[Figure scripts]
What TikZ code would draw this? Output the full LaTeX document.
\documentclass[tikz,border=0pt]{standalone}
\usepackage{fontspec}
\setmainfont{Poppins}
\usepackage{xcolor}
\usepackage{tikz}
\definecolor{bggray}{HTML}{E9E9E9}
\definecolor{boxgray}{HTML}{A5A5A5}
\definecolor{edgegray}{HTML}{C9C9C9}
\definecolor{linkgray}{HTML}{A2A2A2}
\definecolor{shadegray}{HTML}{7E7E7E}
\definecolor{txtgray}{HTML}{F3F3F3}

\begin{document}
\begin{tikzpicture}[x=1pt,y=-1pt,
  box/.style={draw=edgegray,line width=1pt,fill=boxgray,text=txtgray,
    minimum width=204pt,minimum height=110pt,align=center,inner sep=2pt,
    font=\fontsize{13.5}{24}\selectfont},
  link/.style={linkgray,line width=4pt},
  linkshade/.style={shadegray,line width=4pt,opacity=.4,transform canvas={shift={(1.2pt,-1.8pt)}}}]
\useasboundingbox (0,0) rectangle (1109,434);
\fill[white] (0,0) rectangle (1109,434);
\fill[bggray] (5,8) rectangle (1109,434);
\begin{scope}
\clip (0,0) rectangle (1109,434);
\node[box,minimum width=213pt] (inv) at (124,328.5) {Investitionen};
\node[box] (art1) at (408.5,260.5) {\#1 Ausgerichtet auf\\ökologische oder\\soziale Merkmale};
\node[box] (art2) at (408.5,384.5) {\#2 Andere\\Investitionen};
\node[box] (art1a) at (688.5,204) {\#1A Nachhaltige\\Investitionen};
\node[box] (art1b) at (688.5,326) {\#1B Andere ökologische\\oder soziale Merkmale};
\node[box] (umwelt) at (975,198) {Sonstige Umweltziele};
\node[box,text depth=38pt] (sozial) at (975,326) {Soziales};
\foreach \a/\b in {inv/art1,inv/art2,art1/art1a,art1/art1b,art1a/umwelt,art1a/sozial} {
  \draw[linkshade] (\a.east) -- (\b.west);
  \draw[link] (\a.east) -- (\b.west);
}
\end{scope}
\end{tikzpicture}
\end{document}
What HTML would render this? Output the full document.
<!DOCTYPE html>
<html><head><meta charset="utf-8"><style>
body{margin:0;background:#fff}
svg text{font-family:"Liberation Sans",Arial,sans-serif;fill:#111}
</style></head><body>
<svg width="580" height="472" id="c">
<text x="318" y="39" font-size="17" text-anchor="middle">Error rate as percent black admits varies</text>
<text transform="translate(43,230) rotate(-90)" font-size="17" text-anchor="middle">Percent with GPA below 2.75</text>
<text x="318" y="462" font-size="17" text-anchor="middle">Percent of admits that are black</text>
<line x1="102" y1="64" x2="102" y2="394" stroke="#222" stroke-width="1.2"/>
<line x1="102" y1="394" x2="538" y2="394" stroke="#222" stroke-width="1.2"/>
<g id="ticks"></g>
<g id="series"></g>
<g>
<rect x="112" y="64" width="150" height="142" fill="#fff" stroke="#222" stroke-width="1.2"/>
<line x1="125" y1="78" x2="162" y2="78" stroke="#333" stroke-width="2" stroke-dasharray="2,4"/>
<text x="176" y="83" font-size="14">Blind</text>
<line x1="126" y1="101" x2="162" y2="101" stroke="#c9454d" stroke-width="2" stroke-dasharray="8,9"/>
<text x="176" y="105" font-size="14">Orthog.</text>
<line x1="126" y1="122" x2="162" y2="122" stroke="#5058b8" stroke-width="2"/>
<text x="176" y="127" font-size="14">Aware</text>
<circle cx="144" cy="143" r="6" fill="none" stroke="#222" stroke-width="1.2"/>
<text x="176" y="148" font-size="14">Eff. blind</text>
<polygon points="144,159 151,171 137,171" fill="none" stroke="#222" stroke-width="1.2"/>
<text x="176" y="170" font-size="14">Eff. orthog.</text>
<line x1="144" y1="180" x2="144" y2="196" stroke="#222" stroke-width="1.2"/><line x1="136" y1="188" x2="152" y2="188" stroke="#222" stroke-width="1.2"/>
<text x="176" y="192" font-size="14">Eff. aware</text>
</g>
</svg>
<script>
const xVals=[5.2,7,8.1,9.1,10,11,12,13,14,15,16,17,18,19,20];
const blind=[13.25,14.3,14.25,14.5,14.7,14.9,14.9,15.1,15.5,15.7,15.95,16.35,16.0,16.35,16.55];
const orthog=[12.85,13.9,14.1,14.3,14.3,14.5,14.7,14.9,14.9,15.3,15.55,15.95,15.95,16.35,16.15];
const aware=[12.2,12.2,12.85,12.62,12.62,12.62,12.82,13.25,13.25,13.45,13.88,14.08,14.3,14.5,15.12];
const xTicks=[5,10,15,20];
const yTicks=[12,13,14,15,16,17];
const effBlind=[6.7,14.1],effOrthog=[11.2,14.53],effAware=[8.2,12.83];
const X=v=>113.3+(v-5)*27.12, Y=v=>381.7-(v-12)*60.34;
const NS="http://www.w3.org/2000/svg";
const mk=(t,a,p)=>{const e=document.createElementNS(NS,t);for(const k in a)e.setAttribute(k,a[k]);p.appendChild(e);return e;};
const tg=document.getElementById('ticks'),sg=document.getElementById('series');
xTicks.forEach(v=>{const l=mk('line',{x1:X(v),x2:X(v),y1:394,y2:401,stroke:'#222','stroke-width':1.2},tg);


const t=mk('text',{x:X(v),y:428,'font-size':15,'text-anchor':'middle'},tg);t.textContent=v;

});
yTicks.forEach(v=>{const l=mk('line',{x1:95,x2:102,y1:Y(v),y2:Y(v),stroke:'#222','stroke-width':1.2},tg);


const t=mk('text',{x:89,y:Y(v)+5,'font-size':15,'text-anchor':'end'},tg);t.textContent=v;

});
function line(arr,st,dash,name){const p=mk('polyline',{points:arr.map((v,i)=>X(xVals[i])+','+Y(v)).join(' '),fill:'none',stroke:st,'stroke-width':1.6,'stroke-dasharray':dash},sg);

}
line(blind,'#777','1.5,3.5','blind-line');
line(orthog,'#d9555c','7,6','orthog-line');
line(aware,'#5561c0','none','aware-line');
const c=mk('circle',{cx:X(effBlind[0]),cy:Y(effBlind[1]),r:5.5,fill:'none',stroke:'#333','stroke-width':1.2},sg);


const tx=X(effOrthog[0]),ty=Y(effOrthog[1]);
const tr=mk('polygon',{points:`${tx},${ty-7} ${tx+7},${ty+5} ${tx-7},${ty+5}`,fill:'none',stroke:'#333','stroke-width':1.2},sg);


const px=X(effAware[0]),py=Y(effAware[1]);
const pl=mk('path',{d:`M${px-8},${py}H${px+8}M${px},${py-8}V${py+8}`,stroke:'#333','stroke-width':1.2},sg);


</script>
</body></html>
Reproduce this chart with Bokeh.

### REQUIREMENT
Retype the listing. Match it exactly.

### FINAL RESULT
What TikZ code would draw this? Output the full LaTeX document.
\documentclass[tikz,border=0pt]{standalone}
\usepackage{fontspec}
\setmainfont{Poppins}
\usepackage{xcolor}
\usepackage{tikz}
\definecolor{bggray}{HTML}{E9E9E9}
\definecolor{boxgray}{HTML}{A5A5A5}
\definecolor{edgegray}{HTML}{C9C9C9}
\definecolor{linkgray}{HTML}{A2A2A2}
\definecolor{shadegray}{HTML}{7E7E7E}
\definecolor{txtgray}{HTML}{F3F3F3}

\begin{document}
\begin{tikzpicture}[x=1pt,y=-1pt,
  box/.style={draw=edgegray,line width=1pt,fill=boxgray,text=txtgray,
    minimum width=204pt,minimum height=110pt,align=center,inner sep=2pt,
    font=\fontsize{13.5}{24}\selectfont},
  link/.style={linkgray,line width=4pt},
  linkshade/.style={shadegray,line width=4pt,opacity=.4,transform canvas={shift={(1.2pt,-1.8pt)}}}]
\useasboundingbox (0,0) rectangle (1109,434);
\fill[white] (0,0) rectangle (1109,434);
\fill[bggray] (5,8) rectangle (1109,434);
\begin{scope}
\clip (0,0) rectangle (1109,434);
\node[box,minimum width=213pt] (inv) at (124,328.5) {Investitionen};
\node[box] (art1) at (408.5,260.5) {\#1 Ausgerichtet auf\\ökologische oder\\soziale Merkmale};
\node[box] (art2) at (408.5,384.5) {\#2 Andere\\Investitionen};
\node[box] (art1a) at (688.5,204) {\#1A Nachhaltige\\Investitionen};
\node[box] (art1b) at (688.5,326) {\#1B Andere ökologische\\oder soziale Merkmale};
\node[box] (umwelt) at (975,198) {Sonstige Umweltziele};
\node[box,text depth=38pt] (sozial) at (975,326) {Soziales};
\foreach \a/\b in {inv/art1,inv/art2,art1/art1a,art1/art1b,art1a/umwelt,art1a/sozial} {
  \draw[linkshade] (\a.east) -- (\b.west);
  \draw[link] (\a.east) -- (\b.west);
}
\end{scope}
\end{tikzpicture}
\end{document}
What HTML would render this? Output the full document.
<!DOCTYPE html>
<html><head><meta charset="utf-8"><style>
body{margin:0;background:#fff}
svg text{font-family:"Liberation Sans",Arial,sans-serif;fill:#111}
</style></head><body>
<svg width="580" height="472" id="c">
<text x="318" y="39" font-size="17" text-anchor="middle">Error rate as percent black admits varies</text>
<text transform="translate(43,230) rotate(-90)" font-size="17" text-anchor="middle">Percent with GPA below 2.75</text>
<text x="318" y="462" font-size="17" text-anchor="middle">Percent of admits that are black</text>
<line x1="102" y1="64" x2="102" y2="394" stroke="#222" stroke-width="1.2"/>
<line x1="102" y1="394" x2="538" y2="394" stroke="#222" stroke-width="1.2"/>
<g id="ticks"></g>
<g id="series"></g>
<g>
<rect x="112" y="64" width="150" height="142" fill="#fff" stroke="#222" stroke-width="1.2"/>
<line x1="125" y1="78" x2="162" y2="78" stroke="#333" stroke-width="2" stroke-dasharray="2,4"/>
<text x="176" y="83" font-size="14">Blind</text>
<line x1="126" y1="101" x2="162" y2="101" stroke="#c9454d" stroke-width="2" stroke-dasharray="8,9"/>
<text x="176" y="105" font-size="14">Orthog.</text>
<line x1="126" y1="122" x2="162" y2="122" stroke="#5058b8" stroke-width="2"/>
<text x="176" y="127" font-size="14">Aware</text>
<circle cx="144" cy="143" r="6" fill="none" stroke="#222" stroke-width="1.2"/>
<text x="176" y="148" font-size="14">Eff. blind</text>
<polygon points="144,159 151,171 137,171" fill="none" stroke="#222" stroke-width="1.2"/>
<text x="176" y="170" font-size="14">Eff. orthog.</text>
<line x1="144" y1="180" x2="144" y2="196" stroke="#222" stroke-width="1.2"/><line x1="136" y1="188" x2="152" y2="188" stroke="#222" stroke-width="1.2"/>
<text x="176" y="192" font-size="14">Eff. aware</text>
</g>
</svg>
<script>
const xVals=[5.2,7,8.1,9.1,10,11,12,13,14,15,16,17,18,19,20];
const blind=[13.25,14.3,14.25,14.5,14.7,14.9,14.9,15.1,15.5,15.7,15.95,16.35,16.0,16.35,16.55];
const orthog=[12.85,13.9,14.1,14.3,14.3,14.5,14.7,14.9,14.9,15.3,15.55,15.95,15.95,16.35,16.15];
const aware=[12.2,12.2,12.85,12.62,12.62,12.62,12.82,13.25,13.25,13.45,13.88,14.08,14.3,14.5,15.12];
const xTicks=[5,10,15,20];
const yTicks=[12,13,14,15,16,17];
const effBlind=[6.7,14.1],effOrthog=[11.2,14.53],effAware=[8.2,12.83];
const X=v=>113.3+(v-5)*27.12, Y=v=>381.7-(v-12)*60.34;
const NS="http://www.w3.org/2000/svg";
const mk=(t,a,p)=>{const e=document.createElementNS(NS,t);for(const k in a)e.setAttribute(k,a[k]);p.appendChild(e);return e;};
const tg=document.getElementById('ticks'),sg=document.getElementById('series');
xTicks.forEach(v=>{const l=mk('line',{x1:X(v),x2:X(v),y1:394,y2:401,stroke:'#222','stroke-width':1.2},tg);


const t=mk('text',{x:X(v),y:428,'font-size':15,'text-anchor':'middle'},tg);t.textContent=v;

});
yTicks.forEach(v=>{const l=mk('line',{x1:95,x2:102,y1:Y(v),y2:Y(v),stroke:'#222','stroke-width':1.2},tg);


const t=mk('text',{x:89,y:Y(v)+5,'font-size':15,'text-anchor':'end'},tg);t.textContent=v;

});
function line(arr,st,dash,name){const p=mk('polyline',{points:arr.map((v,i)=>X(xVals[i])+','+Y(v)).join(' '),fill:'none',stroke:st,'stroke-width':1.6,'stroke-dasharray':dash},sg);

}
line(blind,'#777','1.5,3.5','blind-line');
line(orthog,'#d9555c','7,6','orthog-line');
line(aware,'#5561c0','none','aware-line');
const c=mk('circle',{cx:X(effBlind[0]),cy:Y(effBlind[1]),r:5.5,fill:'none',stroke:'#333','stroke-width':1.2},sg);


const tx=X(effOrthog[0]),ty=Y(effOrthog[1]);
const tr=mk('polygon',{points:`${tx},${ty-7} ${tx+7},${ty+5} ${tx-7},${ty+5}`,fill:'none',stroke:'#333','stroke-width':1.2},sg);


const px=X(effAware[0]),py=Y(effAware[1]);
const pl=mk('path',{d:`M${px-8},${py}H${px+8}M${px},${py-8}V${py+8}`,stroke:'#333','stroke-width':1.2},sg);


</script>
</body></html>
Reproduce this chart with Bokeh.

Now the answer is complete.